What you should do:
Records follow. Pull out every line that contains "React".

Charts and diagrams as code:
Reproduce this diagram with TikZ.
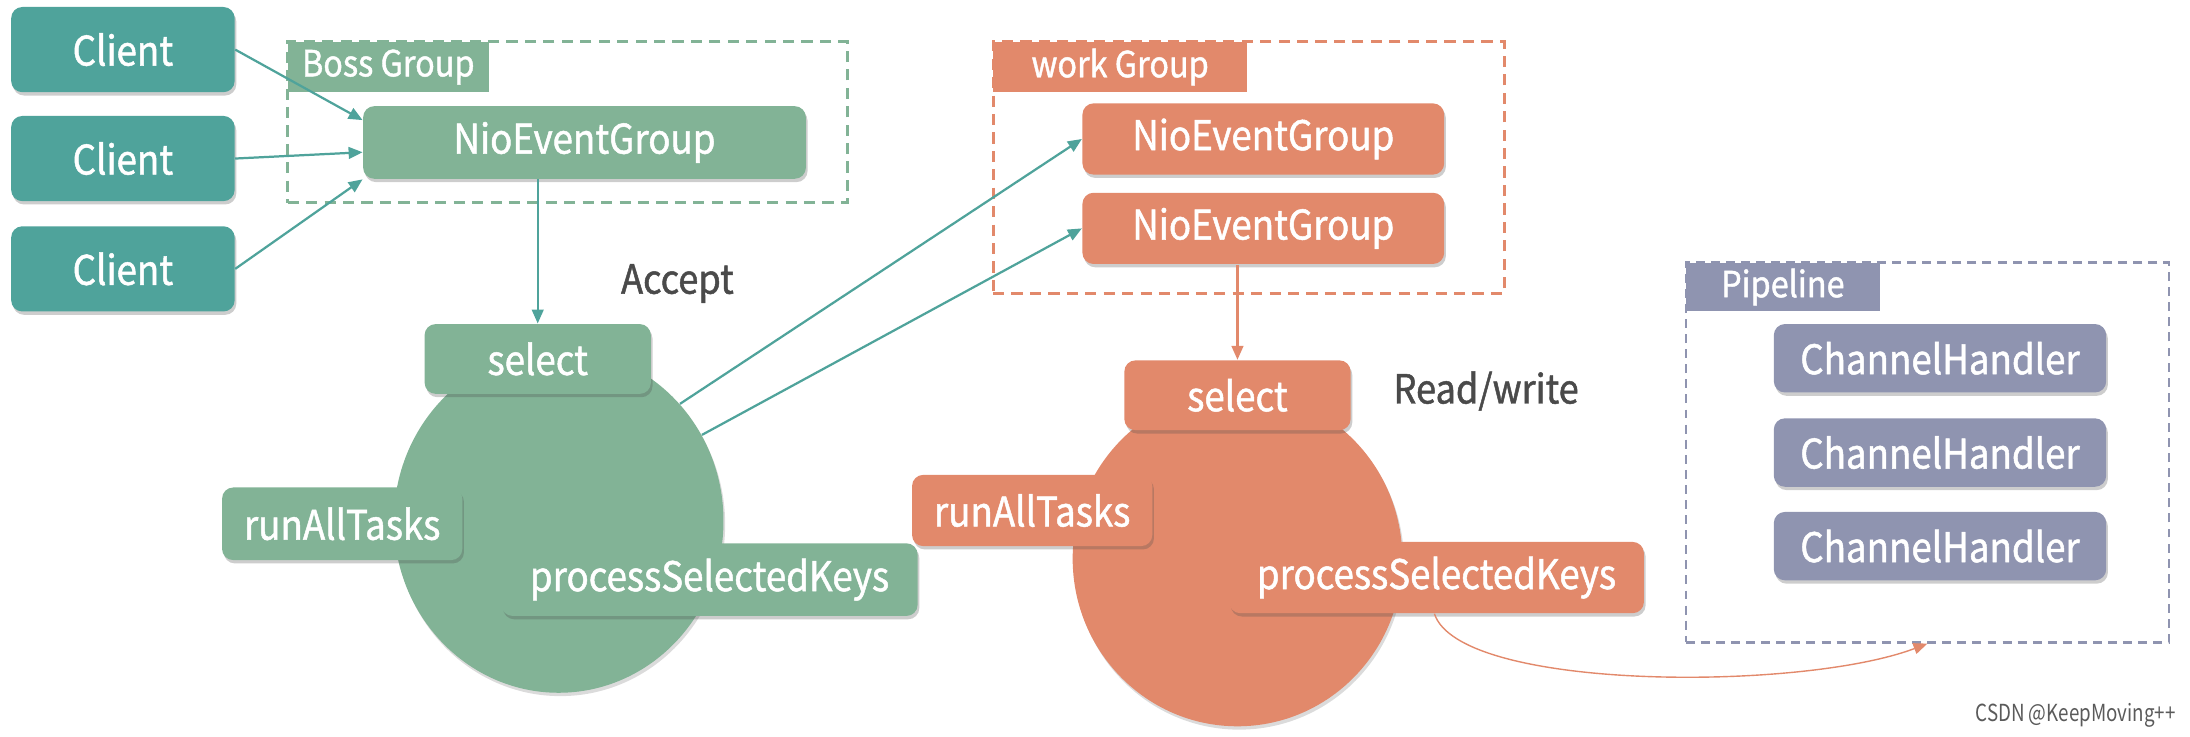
\documentclass[tikz,border=0pt]{standalone}
\usepackage{fontspec}
\setmainfont{Noto Sans CJK SC}[FakeStretch=0.9,FakeBold=1.2]
\newfontfamily\wmfont{Noto Sans CJK SC}[FakeStretch=0.8]
\usetikzlibrary{shapes.geometric,shadows,arrows.meta,calc}
\definecolor{teal1}{HTML}{4FA39B}
\definecolor{green1}{HTML}{82B396}
\definecolor{orange1}{HTML}{E2896B}
\definecolor{purple1}{HTML}{8F94B0}
\definecolor{txtgray}{HTML}{4A4A4A}
\definecolor{wmgray}{HTML}{5A5A5A}
\tikzset{
  box/.style={rounded corners=4pt, text=white, font=\fontsize{14.6}{17}\selectfont, inner sep=0pt,
    drop shadow={shadow xshift=0.6pt, shadow yshift=-1.2pt, opacity=0.28, fill=black!70}},
  tabbox/.style={text=white, font=\fontsize{12.9}{15}\selectfont, inner sep=0pt},
  grp/.style={dash pattern=on 4pt off 2.6pt, line width=1.1pt, inner sep=0pt},
  ell/.style={ellipse, inner sep=0pt, draw=none,
    drop shadow={shadow xshift=0.6pt, shadow yshift=-1.2pt, opacity=0.2, fill=black!70}},
  lbl/.style={text=txtgray, font=\fontsize{14.4}{17}\selectfont, inner sep=0pt},
  conn/.style={draw=teal1, line width=0.8pt, -{Triangle[length=5pt,width=4.2pt]}},
  oconn/.style={draw=orange1, line width=0.8pt, -{Triangle[length=5pt,width=4.2pt]}},
  cli/.style={box, fill=teal1, minimum width=80pt, minimum height=30.5pt},
  bg/.style={box, fill=green1},
  wg/.style={box, fill=orange1},
  hd/.style={box, fill=purple1, minimum width=119pt, minimum height=24.5pt}
}
\begin{document}
\begin{tikzpicture}[x=0.5pt,y=-0.5pt]
\useasboundingbox (0,0) rectangle (1568,527);
% ellipses (event loops)
\node[ell, fill=green1, minimum width=118pt, minimum height=123pt] (bell) at (400,373) {};
\node[ell, fill=orange1, minimum width=118pt, minimum height=120pt] (well) at (886,400) {};
% clients
\node[cli] (c1) at (88,35.5) {Client};
\node[cli] (c2) at (88,113.5) {Client};
\node[cli] (c3) at (88,192.5) {Client};
% boss group
\node[grp, draw=green1, minimum width=200.5pt, minimum height=57.5pt] (bossbox) at (406.5,87.5) {};
\node[tabbox, fill=green1, minimum width=72pt, minimum height=18pt] (bosstab) at (278,48) {Boss Group};
\node[bg, minimum width=158.5pt, minimum height=26pt] (bneg) at (418.5,102) {NioEventGroup};
\node[bg, minimum width=81pt, minimum height=25pt] (bsel) at (385,257) {select};
\node[bg, minimum width=86pt, minimum height=26pt] (brun) at (245,375) {runAllTasks};
\node[bg, minimum width=149pt, minimum height=26pt] (bpsk) at (508,415) {processSelectedKeys};
\node[lbl] (acc) at (485,203) {Accept};
% work group
\node[grp, draw=orange1, minimum width=183pt, minimum height=90pt] (workbox) at (894,120) {};
\node[tabbox, fill=orange1, minimum width=91pt, minimum height=18pt] (worktab) at (802,48) {work Group};
\node[wg, minimum width=129.5pt, minimum height=25.5pt] (wneg1) at (904.5,99.5) {NioEventGroup};
\node[wg, minimum width=129.5pt, minimum height=25.5pt] (wneg2) at (904.5,163.5) {NioEventGroup};
\node[wg, minimum width=81pt, minimum height=25pt] (wsel) at (886,283) {select};
\node[wg, minimum width=86pt, minimum height=25.5pt] (wrun) at (739,365.5) {runAllTasks};
\node[wg, minimum width=148.5pt, minimum height=25.5pt] (wpsk) at (1028.5,413.5) {processSelectedKeys};
\node[lbl] (rw) at (1064,280) {Read/write};
% pipeline
\node[grp, draw=purple1, line width=0.8pt, dash pattern=on 3.2pt off 2.2pt, minimum width=173pt, minimum height=136pt] (pipebox) at (1380,324) {};
\node[tabbox, fill=purple1, minimum width=69.5pt, minimum height=17.5pt] (pipetab) at (1276.5,205.5) {Pipeline};
\node[hd] (h1) at (1389,256.5) {ChannelHandler};
\node[hd] (h2) at (1389,324) {ChannelHandler};
\node[hd] (h3) at (1389,391) {ChannelHandler};
% watermark
\node[text=wmgray, font=\wmfont\fontsize{8.4}{10}\selectfont, inner sep=0pt] (wm) at (1486,512) {CSDN @KeepMoving++};
% connectors
\draw[conn] (c1.east) -- ($(bneg.west)+(0,-16)$);
\draw[conn] (c2.east) -- ($(bneg.west)+(0,7)$);
\draw[conn] (c3.east) -- (bneg.south west);
\draw[conn] (bsel.north |- bneg.south) -- (bsel.north);
\draw[conn] (bell.44.6) -- (wneg1.west);
\draw[conn] (bell.31.7) -- (wneg2.west);
\draw[oconn] (wsel.north |- wneg2.south) -- (wsel.north);
\draw[draw=orange1, line width=0.5pt, -{Triangle[length=5pt,width=4pt]}]
  ($(wpsk.south)+(-1.5,0)$) .. controls (1045,495) and (1290,495) .. (pipebox.south);
\end{tikzpicture}
\end{document}
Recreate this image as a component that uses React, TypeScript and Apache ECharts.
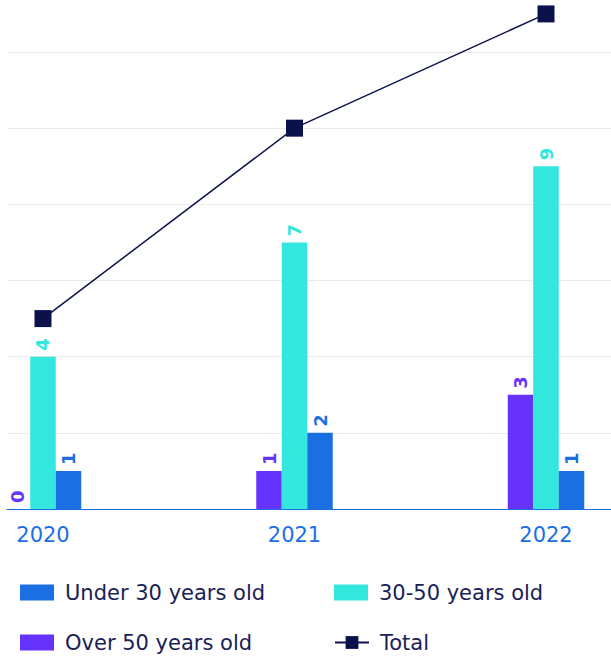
import React, { useEffect, useRef } from "react";
import * as echarts from "echarts";

const years = [2020, 2021, 2022];
const over50 = [0, 1, 3];
const mid3050 = [4, 7, 9];
const under30 = [1, 2, 1];
const total = [5, 10, 13];

const C_UNDER = "#1c6fe2";
const C_MID = "#33e6de";
const C_OVER = "#6633fd";
const C_TOTAL = "#0b124b";
const TEXT = "#1a2156";
const FONT = "'DejaVu Sans', 'Noto Sans', sans-serif";

export default function App() {
  const ref = useRef<HTMLDivElement>(null);
  useEffect(() => {
    if (!ref.current) return;
    const chart = echarts.init(ref.current, null, { renderer: "svg" });
    const barLabel = (color: string) => ({
      show: true,
      position: "top" as const,
      rotate: 90,
      align: "left" as const,
      verticalAlign: "middle" as const,
      distance: 6,
      color,
      fontSize: 18,
      fontWeight: "bold" as const,
      fontFamily: FONT,
    });
    const pairs = (arr: number[]) => years.map((y, i) => [y, arr[i]]);
    const legendBase = {
      padding: 0,
      itemWidth: 34,
      itemHeight: 16,
      textStyle: { fontSize: 21, color: TEXT, fontFamily: FONT, padding: [0, 0, 0, 6] },
    };
    chart.setOption({
      animation: false,
      grid: { left: 7, right: 0, top: 52, bottom: 151 },
      xAxis: {
        type: "value",
        min: 2019.8569,
        max: 2022.2584,
        splitLine: { show: false },
        axisLine: { show: true, lineStyle: { color: C_UNDER, width: 1 } },
        axisTick: { show: false },
        axisLabel: {
          customValues: years,
          formatter: (v: number) => String(v),
          color: C_UNDER,
          fontSize: 21,
          fontFamily: FONT,
          margin: 15,
        },
      },
      yAxis: {
        type: "value",
        min: 0,
        max: 12,
        interval: 2,
        axisLabel: { show: false },
        axisLine: { show: false },
        axisTick: { show: false },
        splitLine: { lineStyle: { color: "#ebebeb", width: 1 } },
      },
      legend: [
        { ...legendBase, icon: "rect", data: ["Under 30 years old"], left: 20, top: 582 },
        { ...legendBase, icon: "rect", data: ["30-50 years old"], left: 334, top: 582 },
        { ...legendBase, icon: "rect", data: ["Over 50 years old"], left: 20, top: 632 },
        { ...legendBase, data: ["Total"], left: 334, top: 632 },
      ],
      series: [
        {
          name: "Over 50 years old",
          type: "bar",
          data: pairs(over50),
          barWidth: 25.5,
          barGap: "0%",
          itemStyle: { color: C_OVER },
          label: barLabel(C_OVER),
        },
        {
          name: "30-50 years old",
          type: "bar",
          data: pairs(mid3050),
          barWidth: 25.5,
          barGap: "0%",
          itemStyle: { color: C_MID },
          label: barLabel(C_MID),
        },
        {
          name: "Under 30 years old",
          type: "bar",
          data: pairs(under30),
          barWidth: 25.5,
          barGap: "0%",
          itemStyle: { color: C_UNDER },
          label: barLabel(C_UNDER),
        },
        {
          name: "Total",
          type: "line",
          data: pairs(total),
          clip: false,
          symbol: "rect",
          symbolSize: [17, 17],
          lineStyle: { color: C_TOTAL, width: 1.5 },
          itemStyle: { color: C_TOTAL },
          z: 10,
        },
      ],
    });
    return () => chart.dispose();
  }, []);
  return (
    <div
      ref={ref}
      style={{ position: "absolute", left: 0, top: 0, width: 611, height: 660 }}
    />
  );
}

Output for this exercise:
Recreate this image as a component that uses React, TypeScript and Apache ECharts.
import React, { useEffect, useRef } from "react";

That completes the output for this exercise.